Итак, «в тот год он увлекся фотографией». Он пытался передать «свет лампы или лунное сияние». Однажды он сделал попытку сфотографировать саму луну, но она «слишком сильно двигалась». Фотографии, выполненные на пленэре, тоже его не удовлетворяли. Он стал мастером «темного фона» («Мои чернушки были передержаны», — скажет он однажды; но в этом и состояла их новизна). Перед его объективом кружева, драпирующие кресла, превращались в ослепительный занавес, а в сумеречном интерьере угадывалось присутствие каких-то затаившихся существ, которые при ближайшем рассмотрении оказывались фрагментами зеркала, рамками, безделушками, едва тронутыми светом.
Когда вечером Дега приходило в голову сделать групповую фотографию, все были обязаны выдерживать двухчасовое «безоговорочное военное повиновение». С присущей ему «свирепостью художника» он придумывал позы, передвигал лампы, хватал отроковиц за затылок, принуждая их под определенным углом склонить шею. За этим следовало двухминутное позирование. После чего все прощались, и Дега ретировался «со своим аппаратом, гордый, как мальчишка, взявший в руки ружье». Если всмотреться в эти фото сегодня, трудно поверить, что они являются результатом долгого позирования: беседует ли Жак-Эмиль Бланш со своей женой Розой или Жюль Ташро говорит с незнакомкой, — то, что мы видим, свидетельствует о мгновенном интересе к реплике, которую никто на произносил, а тыльные стороны ладоней напоминают веера, трепещущие во тьме.
36. Эдгар Дега. Портрет Пьер-Огюста Ренуара (стоит) и Стефана Малларме (сидит). Фотография. 1895 год, Музей современного искусства, Нью-Йорк
Творчество Дега-фотографа можно свести к двум фотографиям-талисманам, которые, кроме того, являются квинтэссенцией его творчества тех лет. Первая из них — это двойной портрет Малларме и Ренуара рядом с зеркалом, в котором отражается аппарат Дега; голова фотографа окутана светящимся облаком, а из правого угла зеркала смотрят два расплывчатых женских лица.

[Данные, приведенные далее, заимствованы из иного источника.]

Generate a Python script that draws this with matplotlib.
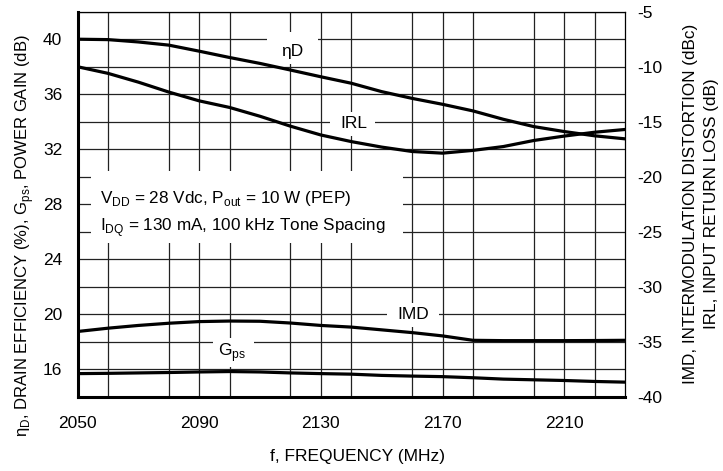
import matplotlib
matplotlib.use('Agg')
import matplotlib.pyplot as plt
from matplotlib.patches import Rectangle
from matplotlib.ticker import MultipleLocator

# font setup: helvetica-like look
plt.rcParams['font.family'] = ['Liberation Sans', 'DejaVu Sans']
plt.rcParams['mathtext.fontset'] = 'custom'
plt.rcParams['mathtext.rm'] = 'Liberation Sans'
plt.rcParams['axes.unicode_minus'] = False

# data
freq = [2050, 2060, 2070, 2080, 2090, 2100, 2110, 2120, 2130, 2140,
        2150, 2160, 2170, 2180, 2190, 2200, 2210, 2220, 2230]
eta_d = [40.0, 39.97, 39.8, 39.57, 39.13, 38.67, 38.24, 37.76, 37.27, 36.8,
         36.19, 35.7, 35.27, 34.79, 34.18, 33.65, 33.29, 32.98, 32.76]
gps = [15.7, 15.72, 15.75, 15.78, 15.82, 15.85, 15.82, 15.75, 15.7, 15.66,
       15.57, 15.52, 15.48, 15.4, 15.3, 15.25, 15.2, 15.13, 15.08]
irl = [-10.0, -10.6, -11.4, -12.3, -13.1, -13.7, -14.5, -15.4, -16.2, -16.8,
       -17.3, -17.7, -17.85, -17.6, -17.25, -16.7, -16.3, -15.95, -15.7]
imd = [-34.05, -33.75, -33.5, -33.3, -33.15, -33.1, -33.12, -33.28, -33.5, -33.65,
       -33.9, -34.15, -34.45, -34.85, -34.88, -34.88, -34.88, -34.87, -34.85]

x_ticks = [2050, 2090, 2130, 2170, 2210]
left_ticks = [16, 20, 24, 28, 32, 36, 40]
right_ticks = [-40, -35, -30, -25, -20, -15, -10, -5]

fs = 12.5

fig = plt.figure(figsize=(7.23, 4.71), dpi=100)
ax = fig.add_axes([0.1072, 0.1571, 0.7573, 0.8181])
ax2 = ax.twinx()

ax.set_xlim(2050, 2230)
ax.set_ylim(14, 42)
ax2.set_ylim(-40, -5)

ax.set_xticks(x_ticks)
ax.xaxis.set_minor_locator(MultipleLocator(20))
ax.set_yticks(left_ticks)
ax.yaxis.set_minor_locator(MultipleLocator(2))
ax2.set_yticks(right_ticks)
ax2.set_yticklabels([str(t) for t in right_ticks])

ax.grid(True, which='both', color='#222222', lw=0.9)
ax.tick_params(which='both', length=0, labelsize=fs)
ax.tick_params(axis='x', pad=14)
ax.tick_params(axis='y', pad=11)
ax2.tick_params(length=0, labelsize=fs, pad=9)

for s in ['left', 'bottom']:
    ax.spines[s].set_linewidth(2.2)
for s in ['top', 'right']:
    ax.spines[s].set_linewidth(0.9)
for s in ax2.spines.values():
    s.set_visible(False)

# white masks behind the in-plot labels
def mask(x0, x1, y0, y1):
    ax.add_patch(Rectangle((x0, y0), x1 - x0, y1 - y0, fc='white', ec='none', zorder=2))

mask(2054.4, 2157.0, 25.2, 30.4)
mask(2112.3, 2129.1, 38.2, 40.5)
mask(2133.1, 2147.9, 33.0, 34.7)
mask(2151.7, 2168.7, 19.1, 20.85)
mask(2094.5, 2108.1, 16.2, 18.3)

ax.plot(freq, eta_d, color='black', lw=2.3, zorder=3)
ax.plot(freq, gps, color='black', lw=2.3, zorder=3)
ax2.plot(freq, irl, color='black', lw=2.3, zorder=3)
ax2.plot(freq, imd, color='black', lw=2.3, zorder=3)

ax.text(2120.6, 39.1, 'ηD', fontsize=fs, ha='center', va='center', zorder=4)
ax.text(2140.7, 33.87, 'IRL', fontsize=fs, ha='center', va='center', zorder=4)
ax.text(2160.3, 19.98, 'IMD', fontsize=fs, ha='center', va='center', zorder=4)
ax.text(2100.7, 17.2, r'G$_\mathrm{ps}$', fontsize=fs, ha='center', va='center', zorder=4)

ax.text(2057.4, 28.1, r'V$_\mathrm{DD}$ = 28 Vdc, P$_\mathrm{out}$ = 10 W (PEP)',
        fontsize=12.3, ha='left', va='baseline', zorder=4)
ax.text(2057.4, 26.06, r'I$_\mathrm{DQ}$ = 130 mA, 100 kHz Tone Spacing',
        fontsize=12.3, ha='left', va='baseline', zorder=4)

fig.text(0.4945, 0.03, 'f, FREQUENCY (MHz)', fontsize=fs, ha='center', va='center')
fig.text(0.0346, 0.5, r'η$_\mathrm{D}$, DRAIN EFFICIENCY (%), G$_\mathrm{ps}$, POWER GAIN (dB)',
         fontsize=12, rotation=90, ha='center', va='center')
fig.text(0.970, 0.567, 'IMD, INTERMODULATION DISTORTION (dBc)\nIRL, INPUT RETURN LOSS (dB)',
         fontsize=12.3, rotation=90, ha='center', va='center', multialignment='center',
         linespacing=1.5)

fig.savefig('out.png', dpi=100)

По всей фотографии расходятся рельефы и рамки, как будто желая напомнить, что рама значит не меньше, чем картина, которая в нее вставлена, — а то и больше, потому что через нее мы проникаем в метареальность. По поводу Дега Воллар отмечал: «Еще одной его страстью было менять рамы своих картин». Ненависть к рамкам ознаменует для живописи начало агонии.